Michael Patrick Mohamed (born March 11, 1988) is a former American football linebacker. He was drafted by the Denver Broncos in the sixth round of the 2011 NFL Draft. He played college football at California. Mohamed is the first player of Punjabi and Indian descent in NFL history.

He has also played for the Jacksonville Jaguars, Tennessee Titans, Houston Texans, and New Orleans Saints.

Professional career

Pre-draft

Denver Broncos

Mohamed was drafted with the 24th pick of the 6th round, 189th overall, by the Denver Broncos in the 2011 NFL draft. He was released by the Denver Broncos on September 22, 2011, but was signed to the practice squad the next day.
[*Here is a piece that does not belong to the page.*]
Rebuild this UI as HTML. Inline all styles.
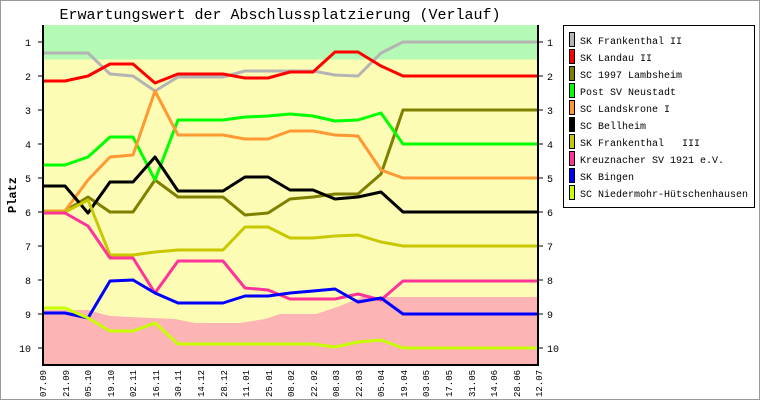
<!DOCTYPE html>
<html><head><meta charset="utf-8"><style>
body{margin:0;background:#fff;}
svg text{font-family:"Liberation Mono",monospace;}
</style></head><body>
<svg width="760" height="400" xmlns="http://www.w3.org/2000/svg">
<rect x="0.5" y="0.5" width="759" height="399" fill="#fff" stroke="#999"/>
<text x="280" y="19" font-size="15" text-anchor="middle">Erwartungswert der Abschlussplatzierung (Verlauf)</text>
<rect x="43" y="25" width="495" height="34.5" fill="#b4fab4"/>
<rect x="43" y="59.5" width="495" height="306" fill="#fcfcb4"/>
<polygon fill="#fcb4b4" points="43,310 88,310 110,316 130,317 175,319 195,323 240,323 265,319 280,314 316,314 340,306 362,297 538,297 538,365 43,365"/>
<g fill="none" stroke-width="3" stroke-linejoin="round">
<polyline stroke="#b4b4b4" points="43,53 88,53 110,74 133,76 155,91 178,77 223,77 245,71 313,71 335,75 358,76 381,53 403,42 538,42"/>
<polyline stroke="#ff0000" points="43,81 65,81 88,76 110,64 133,64 155,83 178,74 223,74 245,78 268,78 290,72 313,72 335,52 358,52 381,66 403,76 538,76"/>
<polyline stroke="#808000" points="43,211 65,211 88,197 110,212 133,212 155,180 178,197 223,197 245,215 268,213 290,199 313,197 335,194 358,194 381,174 403,110 538,110"/>
<polyline stroke="#00ff00" points="43,165 65,165 88,157 110,137 133,137 155,180 178,120 223,120 245,117 268,116 290,114 313,116 335,121 358,120 381,113 403,144 538,144"/>
<polyline stroke="#ff9933" points="43,211 65,211 88,180 110,157 133,155 155,91 178,135 223,135 245,139 268,139 290,131 313,131 335,135 358,136 381,170 403,178 538,178"/>
<polyline stroke="#000000" points="43,186 65,186 88,213 110,182 133,182 155,157 178,191 223,191 245,177 268,177 290,190 313,190 335,199 358,197 381,192 403,212 538,212"/>
<polyline stroke="#c8c800" points="43,212 65,212 88,200 110,255 133,255 155,252 178,250 223,250 245,227 268,227 290,238 313,238 335,236 358,235 381,242 403,246 538,246"/>
<polyline stroke="#ff3399" points="43,213 65,213 88,226 110,258 133,258 155,293 178,261 223,261 245,288 268,290 290,299 335,299 358,294 381,300 403,281 538,281"/>
<polyline stroke="#0000ff" points="43,313 65,313 88,318 110,281 133,280 155,293 178,303 223,303 245,296 268,296 290,293 313,291 335,289 358,302 381,298 403,314 538,314"/>
<polyline stroke="#c8ff00" points="43,308 65,308 88,318 110,331 133,331 155,323 178,344 290,344 313,344 335,347 358,342 381,340 403,348 538,348"/>
</g>
<g stroke="#000" stroke-width="2">
<line x1="43" y1="25" x2="43" y2="366"/><line x1="538" y1="25" x2="538" y2="366"/><line x1="42" y1="365" x2="539" y2="365"/>
</g>
<g stroke="#000" stroke-width="1">
<line x1="38" y1="42" x2="43" y2="42"/><line x1="38" y1="76" x2="43" y2="76"/><line x1="38" y1="110" x2="43" y2="110"/><line x1="38" y1="144" x2="43" y2="144"/><line x1="38" y1="178" x2="43" y2="178"/><line x1="38" y1="212" x2="43" y2="212"/><line x1="38" y1="246" x2="43" y2="246"/><line x1="38" y1="280" x2="43" y2="280"/><line x1="38" y1="314" x2="43" y2="314"/><line x1="38" y1="348" x2="43" y2="348"/>
<line x1="538" y1="42" x2="543" y2="42"/><line x1="538" y1="76" x2="543" y2="76"/><line x1="538" y1="110" x2="543" y2="110"/><line x1="538" y1="144" x2="543" y2="144"/><line x1="538" y1="178" x2="543" y2="178"/><line x1="538" y1="212" x2="543" y2="212"/><line x1="538" y1="246" x2="543" y2="246"/><line x1="538" y1="280" x2="543" y2="280"/><line x1="538" y1="314" x2="543" y2="314"/><line x1="538" y1="348" x2="543" y2="348"/>
</g>
<g font-size="10">
<text x="31" y="46" text-anchor="end">1</text><text x="31" y="80" text-anchor="end">2</text><text x="31" y="114" text-anchor="end">3</text><text x="31" y="148" text-anchor="end">4</text><text x="31" y="182" text-anchor="end">5</text><text x="31" y="216" text-anchor="end">6</text><text x="31" y="250" text-anchor="end">7</text><text x="31" y="284" text-anchor="end">8</text><text x="31" y="318" text-anchor="end">9</text><text x="31" y="352" text-anchor="end">10</text>
<text x="547" y="46">1</text><text x="547" y="80">2</text><text x="547" y="114">3</text><text x="547" y="148">4</text><text x="547" y="182">5</text><text x="547" y="216">6</text><text x="547" y="250">7</text><text x="547" y="284">8</text><text x="547" y="318">9</text><text x="547" y="352">10</text>
</g>
<text transform="translate(16,195) rotate(-90)" font-size="12" font-weight="bold" text-anchor="middle">Platz</text>
<g font-size="9">
<text transform="translate(46,397) rotate(-90)">07.09</text>
<text transform="translate(69,397) rotate(-90)">21.09</text>
<text transform="translate(91,397) rotate(-90)">05.10</text>
<text transform="translate(114,397) rotate(-90)">19.10</text>
<text transform="translate(136,397) rotate(-90)">02.11</text>
<text transform="translate(159,397) rotate(-90)">16.11</text>
<text transform="translate(181,397) rotate(-90)">30.11</text>
<text transform="translate(204,397) rotate(-90)">14.12</text>
<text transform="translate(227,397) rotate(-90)">28.12</text>
<text transform="translate(249,397) rotate(-90)">11.01</text>
<text transform="translate(272,397) rotate(-90)">25.01</text>
<text transform="translate(294,397) rotate(-90)">08.02</text>
<text transform="translate(317,397) rotate(-90)">22.02</text>
<text transform="translate(339,397) rotate(-90)">08.03</text>
<text transform="translate(362,397) rotate(-90)">22.03</text>
<text transform="translate(384,397) rotate(-90)">05.04</text>
<text transform="translate(407,397) rotate(-90)">19.04</text>
<text transform="translate(429,397) rotate(-90)">03.05</text>
<text transform="translate(452,397) rotate(-90)">17.05</text>
<text transform="translate(475,397) rotate(-90)">31.05</text>
<text transform="translate(497,397) rotate(-90)">14.06</text>
<text transform="translate(520,397) rotate(-90)">28.06</text>
<text transform="translate(542,397) rotate(-90)">12.07</text>
</g>
<rect x="563.5" y="25.5" width="191" height="182" fill="#fff" stroke="#000"/>
<g stroke="#000" stroke-width="1">
<rect x="569.5" y="32.5" width="5" height="14" fill="#b4b4b4"/>
<rect x="569.5" y="49.5" width="5" height="14" fill="#ff0000"/>
<rect x="569.5" y="66.5" width="5" height="14" fill="#808000"/>
<rect x="569.5" y="83.5" width="5" height="14" fill="#00ff00"/>
<rect x="569.5" y="100.5" width="5" height="14" fill="#ff9933"/>
<rect x="569.5" y="117.5" width="5" height="14" fill="#000000"/>
<rect x="569.5" y="134.5" width="5" height="14" fill="#c8c800"/>
<rect x="569.5" y="151.5" width="5" height="14" fill="#ff3399"/>
<rect x="569.5" y="168.5" width="5" height="14" fill="#0000ff"/>
<rect x="569.5" y="185.5" width="5" height="14" fill="#c8ff00"/>
</g>
<g font-size="10">
<text x="580" y="44">SK Frankenthal II</text>
<text x="580" y="61">SK Landau II</text>
<text x="580" y="78">SC 1997 Lambsheim</text>
<text x="580" y="95">Post SV Neustadt</text>
<text x="580" y="112">SC Landskrone I</text>
<text x="580" y="129">SC Bellheim</text>
<text x="580" y="146" xml:space="preserve">SK Frankenthal   III</text>
<text x="580" y="163">Kreuznacher SV 1921 e.V.</text>
<text x="580" y="180">SK Bingen</text>
<text x="580" y="197">SC Niedermohr-Hütschenhausen</text>
</g>
</svg>
</body></html>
He was signed back to the active roster on November 29.

He was signed back on to the practice squad on October 2, 2012 and released again.

Jacksonville Jaguars
Mohamed was signed to the Jacksonville Jaguars' practice squad on September 13, 2012. On September 26, 2012, he was released from the practice squad.

Houston Texans
Mohamed signed a future contract with the Houston Texans on January 25, 2013.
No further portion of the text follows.